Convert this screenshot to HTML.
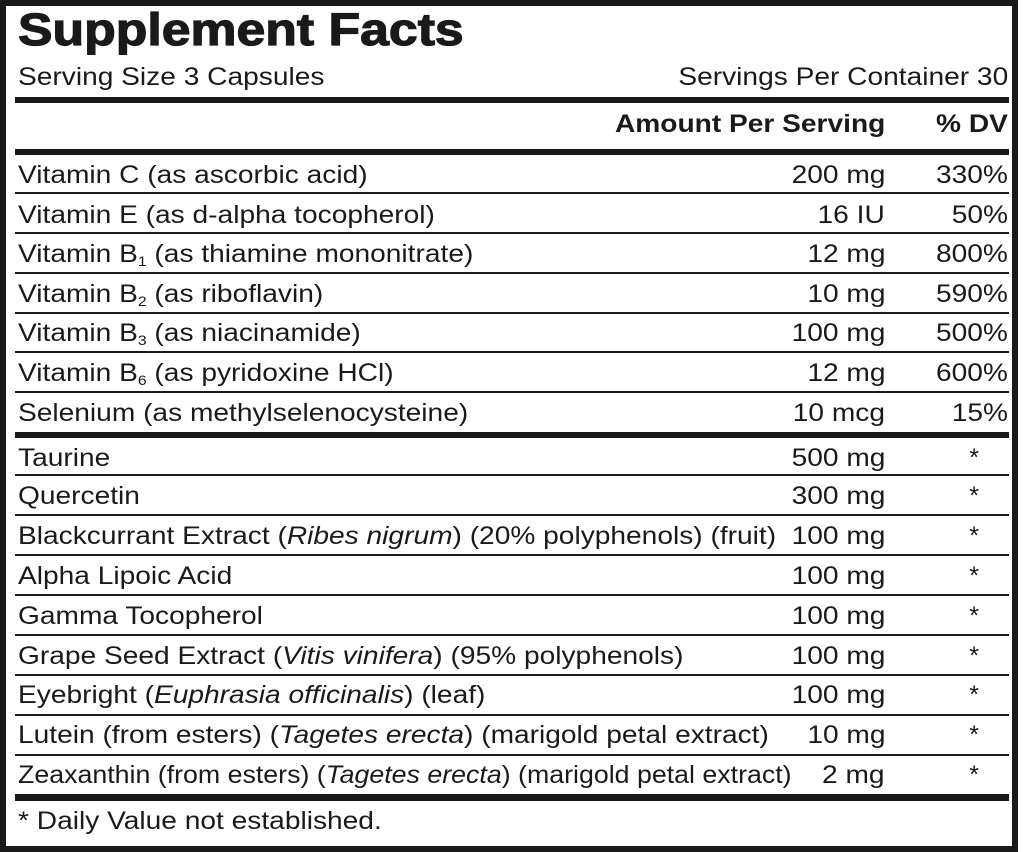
<!DOCTYPE html>
<html><head><meta charset="utf-8"><style>
*{margin:0;padding:0;box-sizing:border-box}
body{width:1024px;height:852px;background:#fff;position:relative;overflow:hidden;font-family:"Liberation Sans",Arial,sans-serif;color:#1a1a1a}
.frame{position:absolute;left:0;top:0;width:1018px;height:852px;border:6px solid #1a1a1a;border-bottom-width:6px}
.t{position:absolute;white-space:nowrap;font-size:25px;line-height:40px;height:40px}
.l{left:18px;transform:scaleX(1.125);transform-origin:left center}
.a{right:139px;text-align:right;transform:scaleX(1.125);transform-origin:right center}
.d{right:16px;text-align:right;transform:scaleX(1.125);transform-origin:right center}
.s{right:45px}
.hl{position:absolute;left:15px;width:994px;background:#1a1a1a}
sub{font-size:14px;vertical-align:-4px;line-height:0}
</style></head><body>
<div class="frame"></div>
<div class="t l" style="top:5px;font-size:45px;font-weight:bold;line-height:50px;height:50px;transform:scaleX(1.15);-webkit-text-stroke:1.2px #1a1a1a">Supplement Facts</div>
<div class="t l" style="top:57px">Serving Size 3 Capsules</div>
<div class="t d" style="top:57px">Servings Per Container 30</div>
<div class="hl" style="top:97px;height:6px"></div>
<div class="t a" style="top:104px;font-weight:bold">Amount Per Serving</div>
<div class="t d" style="top:104px;font-weight:bold">% DV</div>
<div class="hl" style="top:149px;height:6px"></div>

<div class="t l" style="top:155px">Vitamin C (as ascorbic acid)</div><div class="t a" style="top:155px">200 mg</div><div class="t d" style="top:155px">330%</div>
<div class="hl" style="top:192px;height:2px"></div>
<div class="t l" style="top:195px">Vitamin E (as d-alpha tocopherol)</div><div class="t a" style="top:195px">16 IU</div><div class="t d" style="top:195px">50%</div>
<div class="hl" style="top:232px;height:2px"></div>
<div class="t l" style="top:234px">Vitamin B<sub>1</sub> (as thiamine mononitrate)</div><div class="t a" style="top:234px">12 mg</div><div class="t d" style="top:234px">800%</div>
<div class="hl" style="top:272px;height:2px"></div>
<div class="t l" style="top:274px">Vitamin B<sub>2</sub> (as riboflavin)</div><div class="t a" style="top:274px">10 mg</div><div class="t d" style="top:274px">590%</div>
<div class="hl" style="top:312px;height:2px"></div>
<div class="t l" style="top:313px">Vitamin B<sub>3</sub> (as niacinamide)</div><div class="t a" style="top:313px">100 mg</div><div class="t d" style="top:313px">500%</div>
<div class="hl" style="top:351px;height:2px"></div>
<div class="t l" style="top:353px">Vitamin B<sub>6</sub> (as pyridoxine HCl)</div><div class="t a" style="top:353px">12 mg</div><div class="t d" style="top:353px">600%</div>
<div class="hl" style="top:391px;height:2px"></div>
<div class="t l" style="top:393px">Selenium (as methylselenocysteine)</div><div class="t a" style="top:393px">10 mcg</div><div class="t d" style="top:393px">15%</div>
<div class="hl" style="top:432px;height:6px"></div>

<div class="t l" style="top:438px">Taurine</div><div class="t a" style="top:438px">500 mg</div><div class="t s" style="top:438px">*</div>
<div class="hl" style="top:474px;height:2px"></div>
<div class="t l" style="top:476px">Quercetin</div><div class="t a" style="top:476px">300 mg</div><div class="t s" style="top:476px">*</div>
<div class="hl" style="top:514px;height:2px"></div>
<div class="t l" style="top:516px">Blackcurrant Extract (<i>Ribes nigrum</i>) (20% polyphenols) (fruit)</div><div class="t a" style="top:516px">100 mg</div><div class="t s" style="top:516px">*</div>
<div class="hl" style="top:554px;height:2px"></div>
<div class="t l" style="top:556px">Alpha Lipoic Acid</div><div class="t a" style="top:556px">100 mg</div><div class="t s" style="top:556px">*</div>
<div class="hl" style="top:594px;height:2px"></div>
<div class="t l" style="top:596px">Gamma Tocopherol</div><div class="t a" style="top:596px">100 mg</div><div class="t s" style="top:596px">*</div>
<div class="hl" style="top:634px;height:2px"></div>
<div class="t l" style="top:636px">Grape Seed Extract (<i>Vitis vinifera</i>) (95% polyphenols)</div><div class="t a" style="top:636px">100 mg</div><div class="t s" style="top:636px">*</div>
<div class="hl" style="top:674px;height:2px"></div>
<div class="t l" style="top:675px">Eyebright (<i>Euphrasia officinalis</i>) (leaf)</div><div class="t a" style="top:675px">100 mg</div><div class="t s" style="top:675px">*</div>
<div class="hl" style="top:714px;height:2px"></div>
<div class="t l" style="top:715px">Lutein (from esters) (<i>Tagetes erecta</i>) (marigold petal extract)</div><div class="t a" style="top:715px">10 mg</div><div class="t s" style="top:715px">*</div>
<div class="hl" style="top:754px;height:2px"></div>
<div class="t l" style="top:755px;transform:scaleX(1.07)">Zeaxanthin (from esters) (<i>Tagetes erecta</i>) (marigold petal extract)</div><div class="t a" style="top:755px">2 mg</div><div class="t s" style="top:755px">*</div>
<div class="hl" style="top:794px;height:7px"></div>
<div class="t l" style="top:801px">* Daily Value not established.</div>
</body></html>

# # # # #

• **Written instruction**:
Output the data above without changes, apart from leaving out the pictures.

• **Answer**:
Convert this screenshot to HTML.
<!DOCTYPE html>
<html><head><meta charset="utf-8"><style>
*{margin:0;padding:0;box-sizing:border-box}
body{width:1024px;height:852px;background:#fff;position:relative;overflow:hidden;font-family:"Liberation Sans",Arial,sans-serif;color:#1a1a1a}
.frame{position:absolute;left:0;top:0;width:1018px;height:852px;border:6px solid #1a1a1a;border-bottom-width:6px}
.t{position:absolute;white-space:nowrap;font-size:25px;line-height:40px;height:40px}
.l{left:18px;transform:scaleX(1.125);transform-origin:left center}
.a{right:139px;text-align:right;transform:scaleX(1.125);transform-origin:right center}
.d{right:16px;text-align:right;transform:scaleX(1.125);transform-origin:right center}
.s{right:45px}
.hl{position:absolute;left:15px;width:994px;background:#1a1a1a}
sub{font-size:14px;vertical-align:-4px;line-height:0}
</style></head><body>
<div class="frame"></div>
<div class="t l" style="top:5px;font-size:45px;font-weight:bold;line-height:50px;height:50px;transform:scaleX(1.15);-webkit-text-stroke:1.2px #1a1a1a">Supplement Facts</div>
<div class="t l" style="top:57px">Serving Size 3 Capsules</div>
<div class="t d" style="top:57px">Servings Per Container 30</div>
<div class="hl" style="top:97px;height:6px"></div>
<div class="t a" style="top:104px;font-weight:bold">Amount Per Serving</div>
<div class="t d" style="top:104px;font-weight:bold">% DV</div>
<div class="hl" style="top:149px;height:6px"></div>

<div class="t l" style="top:155px">Vitamin C (as ascorbic acid)</div><div class="t a" style="top:155px">200 mg</div><div class="t d" style="top:155px">330%</div>
<div class="hl" style="top:192px;height:2px"></div>
<div class="t l" style="top:195px">Vitamin E (as d-alpha tocopherol)</div><div class="t a" style="top:195px">16 IU</div><div class="t d" style="top:195px">50%</div>
<div class="hl" style="top:232px;height:2px"></div>
<div class="t l" style="top:234px">Vitamin B<sub>1</sub> (as thiamine mononitrate)</div><div class="t a" style="top:234px">12 mg</div><div class="t d" style="top:234px">800%</div>
<div class="hl" style="top:272px;height:2px"></div>
<div class="t l" style="top:274px">Vitamin B<sub>2</sub> (as riboflavin)</div><div class="t a" style="top:274px">10 mg</div><div class="t d" style="top:274px">590%</div>
<div class="hl" style="top:312px;height:2px"></div>
<div class="t l" style="top:313px">Vitamin B<sub>3</sub> (as niacinamide)</div><div class="t a" style="top:313px">100 mg</div><div class="t d" style="top:313px">500%</div>
<div class="hl" style="top:351px;height:2px"></div>
<div class="t l" style="top:353px">Vitamin B<sub>6</sub> (as pyridoxine HCl)</div><div class="t a" style="top:353px">12 mg</div><div class="t d" style="top:353px">600%</div>
<div class="hl" style="top:391px;height:2px"></div>
<div class="t l" style="top:393px">Selenium (as methylselenocysteine)</div><div class="t a" style="top:393px">10 mcg</div><div class="t d" style="top:393px">15%</div>
<div class="hl" style="top:432px;height:6px"></div>

<div class="t l" style="top:438px">Taurine</div><div class="t a" style="top:438px">500 mg</div><div class="t s" style="top:438px">*</div>
<div class="hl" style="top:474px;height:2px"></div>
<div class="t l" style="top:476px">Quercetin</div><div class="t a" style="top:476px">300 mg</div><div class="t s" style="top:476px">*</div>
<div class="hl" style="top:514px;height:2px"></div>
<div class="t l" style="top:516px">Blackcurrant Extract (<i>Ribes nigrum</i>) (20% polyphenols) (fruit)</div><div class="t a" style="top:516px">100 mg</div><div class="t s" style="top:516px">*</div>
<div class="hl" style="top:554px;height:2px"></div>
<div class="t l" style="top:556px">Alpha Lipoic Acid</div><div class="t a" style="top:556px">100 mg</div><div class="t s" style="top:556px">*</div>
<div class="hl" style="top:594px;height:2px"></div>
<div class="t l" style="top:596px">Gamma Tocopherol</div><div class="t a" style="top:596px">100 mg</div><div class="t s" style="top:596px">*</div>
<div class="hl" style="top:634px;height:2px"></div>
<div class="t l" style="top:636px">Grape Seed Extract (<i>Vitis vinifera</i>) (95% polyphenols)</div><div class="t a" style="top:636px">100 mg</div><div class="t s" style="top:636px">*</div>
<div class="hl" style="top:674px;height:2px"></div>
<div class="t l" style="top:675px">Eyebright (<i>Euphrasia officinalis</i>) (leaf)</div><div class="t a" style="top:675px">100 mg</div><div class="t s" style="top:675px">*</div>
<div class="hl" style="top:714px;height:2px"></div>
<div class="t l" style="top:715px">Lutein (from esters) (<i>Tagetes erecta</i>) (marigold petal extract)</div><div class="t a" style="top:715px">10 mg</div><div class="t s" style="top:715px">*</div>
<div class="hl" style="top:754px;height:2px"></div>
<div class="t l" style="top:755px;transform:scaleX(1.07)">Zeaxanthin (from esters) (<i>Tagetes erecta</i>) (marigold petal extract)</div><div class="t a" style="top:755px">2 mg</div><div class="t s" style="top:755px">*</div>
<div class="hl" style="top:794px;height:7px"></div>
<div class="t l" style="top:801px">* Daily Value not established.</div>
</body></html>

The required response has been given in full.